Q5) According to you, is conservation education an integral part of conservation itself? If yes, how do you think it will have an impact on conservation in the long run?
Indeed. Citizens support and active participation is very crucial to achieve conservation and this can be brought about by conservation education.
Conservation education often tends to have a multiplier effect. An individual who is oriented towards conservation can have a strong influence on his/her immediate circle of influence, especially given the current nature of most communication – social media. This becomes very necessary in involving more and more people in conservation and allied activities including conservation education itself. It often leads to the formation of a community of likeminded people who exchange information and learn from others’ experiences, all leading to some form of meaningful action. Ongoing conservation activities can also benefit from conservation education as it could potentially bring in visibility and garner support to the effort.
Q6) As someone who has been in this field for long, have you sensed a shift or change in attitude towards conservation education in today’s world?
One can see changes on many fronts today. Communication for one has undergone sea change over the last decade or so – snail mails to emails and other means of mass communication. Access to information too has undergone a radical change. – from libraries to the internet. Both these could bring in an awareness that is a precursor to action of any kind. It also possibly shortens the typically long gestation periods that conservation education takes to yield results. Perhaps people now have become more impatient than in the past. They are willing to give their time and support but expect quick results. All these and more have certainly had a bearing on conservation education. However, it is heartening to note that many of these also rally people and catalyze them into positive action.

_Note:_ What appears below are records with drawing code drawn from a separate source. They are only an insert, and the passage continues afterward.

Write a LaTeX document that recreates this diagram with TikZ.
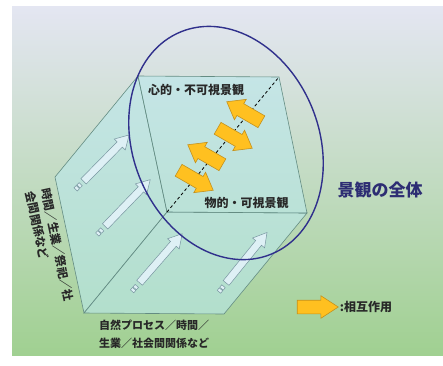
\documentclass[tikz,border=0pt]{standalone}
\usepackage{fontspec}
\setmainfont{Noto Sans CJK JP}
\usetikzlibrary{shapes.arrows,positioning}

\definecolor{bgtop}{RGB}{228,230,242}
\definecolor{bgmid}{RGB}{200,228,210}
\definecolor{bgbot}{RGB}{160,208,145}
\definecolor{facefill}{RGB}{186,232,236}
\definecolor{edgec}{RGB}{100,140,130}
\definecolor{ringc}{RGB}{48,48,140}
\definecolor{goldfill}{RGB}{255,192,32}
\definecolor{golddraw}{RGB}{195,145,30}
\definecolor{navytext}{RGB}{45,45,115}
\definecolor{labelc}{RGB}{40,40,40}
\definecolor{hollowdraw}{RGB}{120,150,160}
\definecolor{hollowfill}{RGB}{222,240,245}

\tikzset{
  face/.style={draw=edgec,line width=0.6pt,fill=facefill,fill opacity=0.6},
  mutual/.style={single arrow,draw=golddraw,fill=goldfill,line width=0.6pt,inner sep=6.5pt,
    single arrow head extend=5pt,single arrow tip angle=74,minimum height=40pt},
  flow/.style={single arrow,draw=hollowdraw,fill=hollowfill,line width=0.5pt,inner sep=3.5pt,
    single arrow head extend=4pt,single arrow tip angle=60,minimum height=65pt},
  flowtail/.style={draw=hollowdraw,fill=hollowfill,line width=0.5pt,inner sep=0pt,
    minimum width=3.2pt,minimum height=4.5pt},
  facetext/.style={text=labelc,font=\bfseries\fontsize{12}{14}\selectfont,inner sep=0pt},
  sidetext/.style={text=labelc,font=\bfseries\fontsize{11}{18}\selectfont,inner sep=0pt,align=left}
}

\begin{document}
\begin{tikzpicture}[x=1pt,y=-1pt]
\useasboundingbox (0,0) rectangle (443,365);
\fill[white] (0,0) rectangle (443,365);
\shade[top color=bgtop,middle color=bgmid,bottom color=bgbot] (12,6) rectangle (443,355);

% box corners
\coordinate (tl) at (138,76);
\coordinate (tr) at (279,77);
\coordinate (br) at (307,213);
\coordinate (bl) at (167,212);
\coordinate (btl) at (55,177);
\coordinate (bbl) at (84,313);
\coordinate (bbr) at (224,314);

\draw[face] (tl) -- (btl) -- (bbl) -- (bl) -- cycle;
\draw[face] (bl) -- (bbl) -- (bbr) -- (br) -- cycle;
\draw[face] (tl) -- (tr) -- (br) -- (bl) -- cycle;

\draw[dash pattern=on 3pt off 2.5pt,line width=0.8pt,shorten >=2pt] (bl) -- (tr);

% interaction arrows
\node[mutual,rotate=150] (m1) at (248,114) {};
\node[mutual,rotate=-30] (m2) at (231,136) {};
\node[mutual,rotate=150] (m3) at (209,157) {};
\node[mutual,rotate=-30] (m4) at (192,178) {};

% flows on the side panels
\begin{scope}[shift={(75,190)},rotate=45.5,transform shape]
\node[flowtail] (t1a) at (2.5,0) {};
\node[flowtail] (t1b) at (6.5,0) {};
\node[flow] (f1) at (41.5,0) {};
\end{scope}
\begin{scope}[shift={(96.6,235.2)},rotate=46,transform shape]
\node[flowtail] (t2a) at (2.5,0) {};
\node[flowtail] (t2b) at (6.5,0) {};
\node[flow] (f2) at (41.5,0) {};
\end{scope}
\begin{scope}[shift={(131.5,292)},rotate=49,transform shape]
\node[flowtail] (t3a) at (2.5,0) {};
\node[flowtail] (t3b) at (6.5,0) {};
\node[flow] (f3) at (41.5,0) {};
\end{scope}
\begin{scope}[shift={(218.4,292.5)},rotate=51,transform shape]
\node[flowtail] (t4a) at (2.5,0) {};
\node[flowtail] (t4b) at (6.5,0) {};
\node[flow] (f4) at (41.5,0) {};
\end{scope}

% whole landscape
\draw[ringc,line width=1.4pt,rotate around={22:(226,143)}] (226,143) ellipse [x radius=93pt,y radius=120pt];

\node[facetext] (mind) at (196,90) {心的・不可視景観};
\node[facetext] (thing) at (246.5,203) {物的・可視景観};
\node[text=navytext,font=\bfseries\fontsize{17}{20}\selectfont] (whole) at (380,190) {景観の全体};

\node[sidetext,font=\bfseries\fontsize{11.5}{15.7}\selectfont,rotate=-78,anchor=north west] (side) at (51,187) {時間／生業／祭祀／社\\会間関係など};
\node[sidetext,anchor=west] (base) at (99,334) {自然プロセス／時間／\\生業／社会間関係など};

% legend
\node[mutual,inner sep=6.5pt,single arrow head extend=4.5pt,single arrow tip angle=66,minimum height=41pt] (key) at (312.5,307) {};
\node[facetext,right=1pt of key] (keytext) {:相互作用};
\end{tikzpicture}
\end{document}
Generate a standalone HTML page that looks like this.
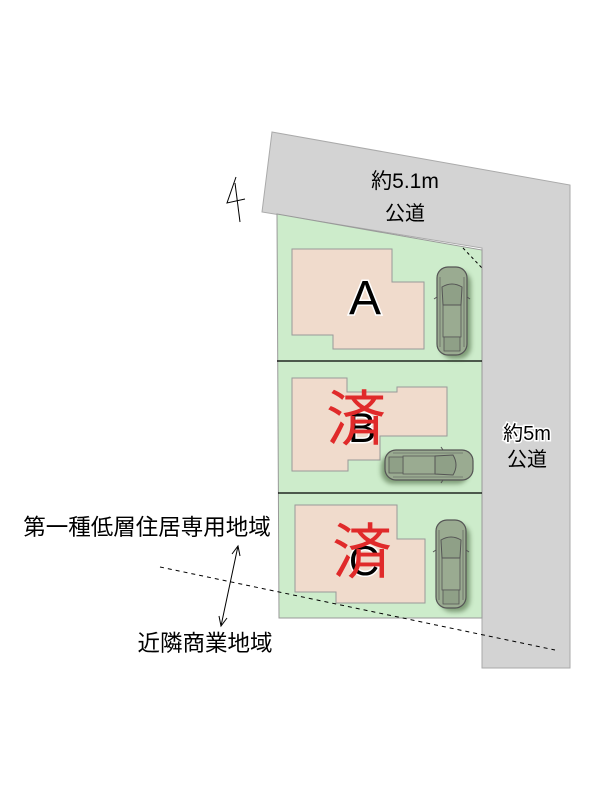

Q7) Can conservation education be taken up as a career option? What would be your advice to the concerned people if they would like to consider this line of profession?
Things have changed so much over last few decades in this field, and there is more work to be done. And, there are options that people interested in conservation education can explore and consider. It has become imperative that various talents be used. This further widens the scope and enables people to consider this as a possible profession. Natural history, Photography, art (digital and otherwise), writing / editing skills, designing, publishing, web related skills, programming, and many more streams are now necessary and those with the suitable skillsets can lend their expertise in making conservation education more comprehensive and meaningful with a wider reach. With the spread of wildlife tourism in the country in the last decade or two, there is a growing need for professionals who have an interest and expertise in conservation education to interact with guests.